Lab 03- Data cleaning - Githubissues

DS4PS / cpp-527-fall-2020

http://ds4ps.org/cpp-527-fall-2020/

0 stars 1 forks source link

Lab 03- Data cleaning #13

Open krbrick opened 3 years ago

krbrick commented 3 years ago

Hey data dudes - In trying to address the first issue with pander and data cleaning, I'm trying to clean up the titles. I'm using: new.title <- gsub(pattern = "m[*]g", "", d$title)

to remove some of the tags such as:

markup--h3-strong

even using gsub("<strong class=\"markup--strong markup--h3-strong\">","", d$title)

doesn't appear to be working for me, when I cross check titles. Any pointers? Thanks,

lecy commented 3 years ago

You have quotes inside of quotes. You would need to use different quote marks to avoid conflicts:

"<strong class=\"markup--strong markup--h3-strong\">"  # current
"<strong class=\'markup--strong markup--h3-strong\'>"

krbrick commented 3 years ago

This also did not work for me, perhaps because of spaces, but I found another solution to this issue, using gsub("<strong....", "", d$titles)

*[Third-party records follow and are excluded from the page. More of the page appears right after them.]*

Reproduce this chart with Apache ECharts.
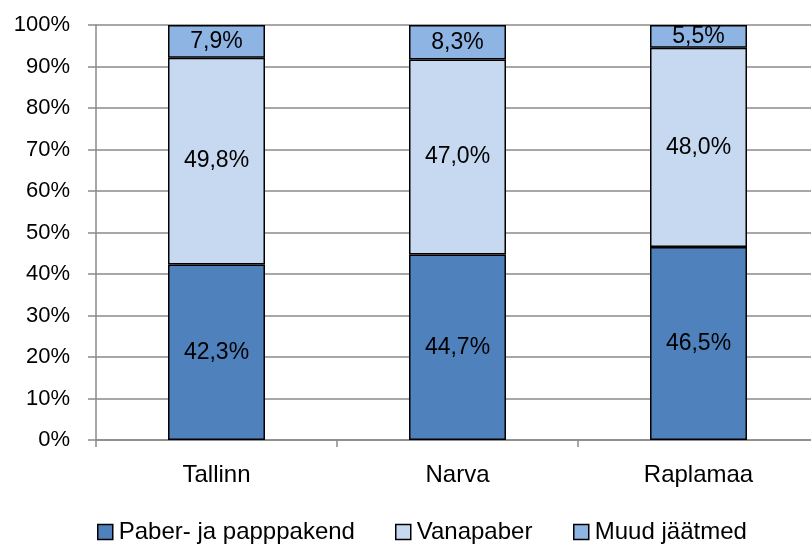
<!DOCTYPE html>
<html>
<head>
<meta charset="utf-8">
<script src="https://cdn.jsdelivr.net/npm/echarts@6/dist/echarts.min.js"></script>
<style>
html,body{margin:0;padding:0;background:#fff;}
#c{width:811px;height:546px;}
</style>
</head>
<body>
<div id="c"></div>
<script>
const categories = ["Tallinn", "Narva", "Raplamaa"];
const seriesNames = ["Paber- ja papppakend", "Vanapaber", "Muud jäätmed"];
const paberPakend = [42.3, 44.7, 46.5];
const vanapaber = [49.8, 47.0, 48.0];
const muudJaatmed = [7.9, 8.3, 5.5];
const yTicks = [0, 10, 20, 30, 40, 50, 60, 70, 80, 90, 100];

const FONT = "Liberation Sans";
const colors = ["#4F81BD", "#C6D9F1", "#8DB4E2"];
const gridColor = "#8A8A8A";

function fmt(v) { return v.toFixed(1).replace(".", ",") + "%"; }

const values = [paberPakend, vanapaber, muudJaatmed];
const series = seriesNames.map((name, i) => ({
  name: name,
  type: "bar",
  stack: "total",
  barWidth: 97,
  data: values[i],
  itemStyle: { color: colors[i], borderColor: "#000", borderWidth: 1.5 },
  label: {
    show: true,
    position: "inside",
    color: "#000",
    fontFamily: FONT,
    fontSize: 23,
    formatter: p => fmt(p.value)
  },
  emphasis: { disabled: true }
}));

const legendLefts = [97, 395, 573];
const legends = seriesNames.map((name, i) => ({
  data: [{ name: name, itemStyle: { color: colors[i], borderColor: "#000", borderWidth: 1.5 } }],
  left: legendLefts[i],
  top: 520,
  icon: "rect",
  itemWidth: 15,
  itemHeight: 15,
  itemGap: 0,
  padding: 0,
  selectedMode: false,
  textStyle: { fontFamily: FONT, fontSize: 24, color: "#000", padding: [0, 0, 0, 1] }
}));

const chart = echarts.init(document.getElementById("c"), null, { renderer: "canvas" });
chart.setOption({
  animation: false,
  backgroundColor: "#fff",
  grid: { left: 96, width: 723, top: 25, bottom: 106, containLabel: false, outerBoundsMode: "none" },
  legend: legends,
  xAxis: {
    type: "category",
    data: categories,
    axisLine: { lineStyle: { color: gridColor, width: 1.5 } },
    axisTick: { show: true, length: 7, lineStyle: { color: gridColor, width: 1.5 } },
    axisLabel: { color: "#000", fontFamily: FONT, fontSize: 24, margin: 23 }
  },
  yAxis: {
    type: "value",
    min: 0,
    max: 100,
    interval: 10,
    axisLine: { show: true, lineStyle: { color: gridColor, width: 1.5 } },
    axisTick: { show: true, length: 8, lineStyle: { color: gridColor, width: 1.5 } },
    splitLine: { show: true, lineStyle: { color: gridColor, width: 1.5 } },
    axisLabel: {
      color: "#000", fontFamily: FONT, fontSize: 22, margin: 26,
      formatter: v => yTicks.indexOf(v) >= 0 ? v + "%" : ""
    }
  },
  series: series
});
</script>
</body>
</html>
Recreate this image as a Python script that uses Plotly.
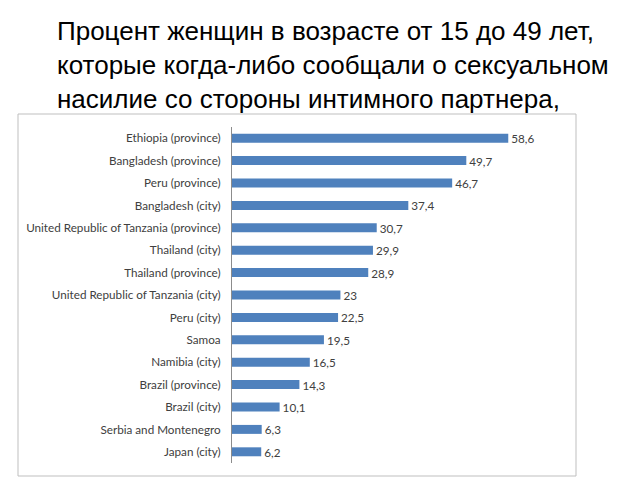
import plotly.graph_objects as go

# values
places = [
    "Ethiopia (province)",
    "Bangladesh (province)",
    "Peru (province)",
    "Bangladesh (city)",
    "United Republic of Tanzania (province)",
    "Thailand (city)",
    "Thailand (province)",
    "United Republic of Tanzania (city)",
    "Peru (city)",
    "Samoa",
    "Namibia (city)",
    "Brazil (province)",
    "Brazil (city)",
    "Serbia and Montenegro",
    "Japan (city)",
]
percent = [58.6, 49.7, 46.7, 37.4, 30.7, 29.9, 28.9, 23, 22.5, 19.5, 16.5, 14.3, 10.1, 6.3, 6.2]

title_lines = [
    "Процент женщин в возрасте от 15 до 49 лет,",
    "которые когда-либо сообщали о сексуальном",
    "насилие со стороны интимного партнера,",
]

# numbers with a decimal comma, as in the original
labels = [f"{v:g}".replace(".", ",") for v in percent]

# the page body has an 8px margin, so the figure is a bit smaller than the window
W, H = 632, 472
L, R, T, B = 224, 78, 119, 17
pw, ph = W - L - R, H - T - B


def px_x(x):
    return (x - L) / pw


def px_y(y):
    return (H - B - y) / ph


fig = go.Figure(
    go.Bar(
        x=percent,
        y=places,
        orientation="h",
        marker=dict(color="#4F81BD", line=dict(width=0)),
        text=labels,
        textposition="outside",
        constraintext="none",
        textfont=dict(family="Lato", size=11.7, color="#404040"),
        cliponaxis=False,
        width=0.4,
    )
)

# chart frame around the plot
fig.add_shape(
    type="rect",
    xref="paper", yref="paper",
    x0=px_x(10), x1=px_x(568), y0=px_y(468), y1=px_y(106),
    line=dict(color="#BFBFBF", width=1),
    fillcolor="rgba(0,0,0,0)",
    layer="below",
)

fig.update_layout(
    width=W,
    height=H,
    margin=dict(l=L, r=R, t=T, b=B),
    paper_bgcolor="white",
    plot_bgcolor="white",
    showlegend=False,
    title=dict(
        text="<br>".join(title_lines),
        x=49 / W,
        xanchor="left",
        xref="container",
        y=1 - 32 / H,
        yanchor="top",
        yref="container",
        font=dict(family="Liberation Sans", size=26, color="black"),
    ),
    xaxis=dict(range=[0, 70], visible=False),
    yaxis=dict(
        autorange="reversed",
        showline=True,
        linecolor="#8C8C8C",
        linewidth=1,
        ticks="",
        showgrid=False,
        ticklabelstandoff=8,
        tickfont=dict(family="Lato", size=11.7, color="#404040"),
    ),
)

fig.write_html("out.html")
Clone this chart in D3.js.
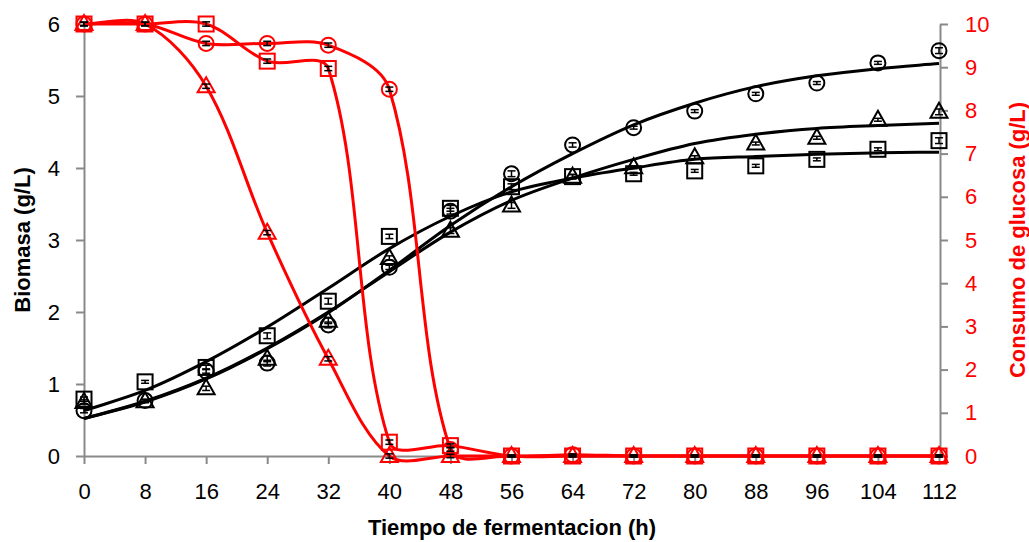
<!DOCTYPE html>
<html>
<head>
<meta charset="utf-8">
<script src="https://cdnjs.cloudflare.com/ajax/libs/d3/7.8.5/d3.min.js"></script>
<style>
  body { margin: 0; background: #fff; }
  text { font-family: "Liberation Sans", Arial, sans-serif; }
</style>
</head>
<body>
<svg id="chart" width="1029" height="542"></svg>
<script>
// time points (h)
const horas = [0, 8, 16, 24, 32, 40, 48, 56, 64, 72, 80, 88, 96, 104, 112];

// biomass (g/L), measured
const bioCirculo = [0.63, 0.77, 1.18, 1.29, 1.82, 2.62, 3.40, 3.92, 4.32, 4.56, 4.79, 5.03, 5.18, 5.46, 5.63];
const bioTriangulo = [0.75, 0.76, 0.94, 1.35, 1.88, 2.75, 3.13, 3.48, 3.88, 4.01, 4.15, 4.34, 4.42, 4.67, 4.78];
const bioCuadrado = [0.79, 1.03, 1.23, 1.67, 2.15, 3.05, 3.44, 3.74, 3.88, 3.92, 3.96, 4.03, 4.12, 4.26, 4.38];
const errBio = [0.03, 0.02, 0.03, 0.04, 0.04, 0.03, 0.04, 0.04, 0.03, 0.02, 0.02, 0.02, 0.02, 0.02, 0.04];

// biomass model fit (g/L)
const ajusteCirculo = [0.52, 0.75, 1.07, 1.49, 1.99, 2.58, 3.20, 3.74, 4.20, 4.60, 4.90, 5.13, 5.28, 5.38, 5.45];
const ajusteTriangulo = [0.52, 0.76, 1.08, 1.50, 2.00, 2.56, 3.11, 3.55, 3.86, 4.12, 4.34, 4.47, 4.55, 4.59, 4.62];
const ajusteCuadrado = [0.63, 0.91, 1.31, 1.79, 2.33, 2.88, 3.33, 3.67, 3.86, 4.00, 4.12, 4.16, 4.19, 4.21, 4.22];

// glucose (g/L)
const gluCirculo = [10, 10, 9.55, 9.55, 9.51, 8.49, 0.15, 0, 0.03, 0, 0, 0, 0, 0, 0];
const gluTriangulo = [10, 10, 8.56, 5.17, 2.25, 0, 0, 0, 0, 0, 0, 0, 0, 0, 0];
const gluCuadrado = [10, 10, 10, 9.14, 8.97, 0.32, 0.24, 0, 0, 0, 0, 0, 0, 0, 0];
const errGlu = [0.04, 0.04, 0.05, 0.05, 0.05, 0.05, 0.04, 0.02, 0.02, 0.02, 0.02, 0.02, 0.02, 0.02, 0.02];

const ticksX = [0, 8, 16, 24, 32, 40, 48, 56, 64, 72, 80, 88, 96, 104, 112];
const ticksBio = [0, 1, 2, 3, 4, 5, 6];
const ticksGlu = [0, 1, 2, 3, 4, 5, 6, 7, 8, 9, 10];

const svg = d3.select("#chart");
const red = "#ff0000";
const axisGray = "#898989";

const x = d3.scaleLinear().domain([0, 112]).range([84, 939]);
const yL = d3.scaleLinear().domain([0, 6]).range([456, 24]);
const yR = d3.scaleLinear().domain([0, 10]).range([456, 24]);

// smoothed line like a spreadsheet: bezier arms scaled by neighbouring segment lengths
function curveSuave(context) {
  let pts;
  const dist = (a, b) => Math.hypot(b[0] - a[0], b[1] - a[1]);
  return {
    areaStart() {}, areaEnd() {},
    lineStart() { pts = []; },
    point(px, py) { pts.push([+px, +py]); },
    lineEnd() {
      const n = pts.length;
      if (!n) return;
      context.moveTo(pts[0][0], pts[0][1]);
      for (let i = 0; i < n - 1; i++) {
        const p0 = pts[Math.max(i - 1, 0)], p1 = pts[i], p2 = pts[i + 1], p3 = pts[Math.min(i + 2, n - 1)];
        const d01 = dist(p0, p1), d12 = dist(p1, p2), d23 = dist(p2, p3);
        const f1 = d12 / (d01 + d12 || 1) / 3;
        const f2 = d12 / (d12 + d23 || 1) / 3;
        context.bezierCurveTo(
          p1[0] + (p2[0] - p0[0]) * f1, p1[1] + (p2[1] - p0[1]) * f1,
          p2[0] - (p3[0] - p1[0]) * f2, p2[1] - (p3[1] - p1[1]) * f2,
          p2[0], p2[1]);
      }
    }
  };
}

// axes
function styleAxis(g, color) {
  g.selectAll("path, line").attr("stroke", axisGray).attr("stroke-width", 2);
  g.selectAll("text").attr("fill", color).style("font-size", "22px");
}

svg.append("g")
  .attr("transform", "translate(0,456)")
  .call(d3.axisBottom(x).tickValues(ticksX).tickSize(8).tickSizeOuter(0).tickPadding(19))
  .call(g => styleAxis(g, "#000"));

svg.append("g")
  .attr("transform", "translate(84,0)")
  .call(d3.axisLeft(yL).tickValues(ticksBio).tickFormat(d3.format("d")).tickSize(8).tickSizeOuter(0).tickPadding(16))
  .call(g => styleAxis(g, "#000"));

svg.append("g")
  .attr("transform", "translate(940,0)")
  .call(d3.axisRight(yR).tickValues(ticksGlu).tickFormat(d3.format("d")).tickSize(8).tickSizeOuter(0).tickPadding(17))
  .call(g => styleAxis(g, red));

// titles
svg.append("text")
  .attr("transform", "translate(30,240) rotate(-90)")
  .attr("text-anchor", "middle")
  .style("font-size", "22px").style("font-weight", "bold")
  .text("Biomasa (g/L)");

svg.append("text")
  .attr("transform", "translate(1025,240) rotate(-90)")
  .attr("text-anchor", "middle")
  .attr("fill", red)
  .style("font-size", "22px").style("font-weight", "bold")
  .text("Consumo de glucosa (g/L)");

svg.append("text")
  .attr("x", 512).attr("y", 535)
  .attr("text-anchor", "middle")
  .style("font-size", "22px").style("font-weight", "bold")
  .text("Tiempo de fermentacion (h)");

// lines
function drawLine(values, y, color) {
  const line = d3.line()
    .x((d, i) => x(horas[i]))
    .y(d => y(d))
    .curve(curveSuave);
  svg.append("path")
    .datum(values)
    .attr("d", line)
    .attr("fill", "none")
    .attr("stroke", color)
    .attr("stroke-width", 3);
}

function drawMarkers(values, y, color, shape) {
  const g = svg.append("g");
  values.forEach((v, i) => {
    const cx = x(horas[i]), cy = y(v);
    if (shape === "circle") {
      g.append("circle").attr("cx", cx).attr("cy", cy).attr("r", 7.5);
    } else if (shape === "square") {
      g.append("rect").attr("x", cx - 7.5).attr("y", cy - 7.5).attr("width", 15).attr("height", 15);
    } else {
      g.append("path").attr("d", `M${cx},${cy - 9}L${cx + 8.5},${cy + 6}L${cx - 8.5},${cy + 6}Z`);
    }
  });
  g.selectAll("*").attr("fill", "none").attr("stroke", color).attr("stroke-width", 2);
}

function drawErrors(values, errs, y) {
  const g = svg.append("g").attr("stroke", "#000").attr("stroke-width", 1.5);
  values.forEach((v, i) => {
    const cx = x(horas[i]);
    const lo = y(v - errs[i]), hi = y(v + errs[i]);
    g.append("line").attr("x1", cx).attr("x2", cx).attr("y1", lo).attr("y2", hi);
    g.append("line").attr("x1", cx - 4).attr("x2", cx + 4).attr("y1", lo).attr("y2", lo);
    g.append("line").attr("x1", cx - 4).attr("x2", cx + 4).attr("y1", hi).attr("y2", hi);
  });
}

// biomass: fitted curves + observed points
drawLine(ajusteCirculo, yL, "#000");
drawLine(ajusteTriangulo, yL, "#000");
drawLine(ajusteCuadrado, yL, "#000");
drawMarkers(bioCirculo, yL, "#000", "circle");
drawMarkers(bioTriangulo, yL, "#000", "triangle");
drawMarkers(bioCuadrado, yL, "#000", "square");

// glucose
drawLine(gluCirculo, yR, red);
drawLine(gluTriangulo, yR, red);
drawLine(gluCuadrado, yR, red);
drawMarkers(gluCirculo, yR, red, "circle");
drawMarkers(gluTriangulo, yR, red, "triangle");
drawMarkers(gluCuadrado, yR, red, "square");

// error bars
drawErrors(bioCirculo, errBio, yL);
drawErrors(bioTriangulo, errBio, yL);
drawErrors(bioCuadrado, errBio, yL);
drawErrors(gluCirculo, errGlu, yR);
drawErrors(gluTriangulo, errGlu, yR);
drawErrors(gluCuadrado, errGlu, yR);
</script>
</body>
</html>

lecy commented 3 years ago

That should be fine.

For a full match try this version (the double-quotes are hard-coded in the titles so put the single quotes on the outside of your pattern):

"<strong class=\"markup--strong markup--h3-strong\">"  # current
'<strong class=\"markup--strong markup--h3-strong\">'

JayCastro commented 3 years ago

Okay Im a bit confused on how to get the clap value to get the average after I find the values using grep.

I have

How <- grep("How ", d$title, value = TRUE) 
How

and I get the all values that have "How " in the sentence but i shrink d down to get only the values I want?

lecy commented 3 years ago

You want to use the grepl() function that returns a logical vector to define group structure.

You can review some of the previous labs that walk through the construction of groups using logical statements:

http://ds4ps.org/dp4ss-textbook/p-073-group-structure.html

https://ds4ps.org/cpp-526-sum-2020/labs/lab-02-instructions-v2.html

lecy commented 3 years ago

@JayCastro Did grepl() work?

JayCastro commented 3 years ago

Yes it did! Thank you, sorry I was working on other things so I never responded. It was very simple after i read the group structure walk through

lecy commented 3 years ago

Perfect, thanks.

I didn't want to give away the answer completely, but wanted to make sure my response was not too vague. Glad it came together.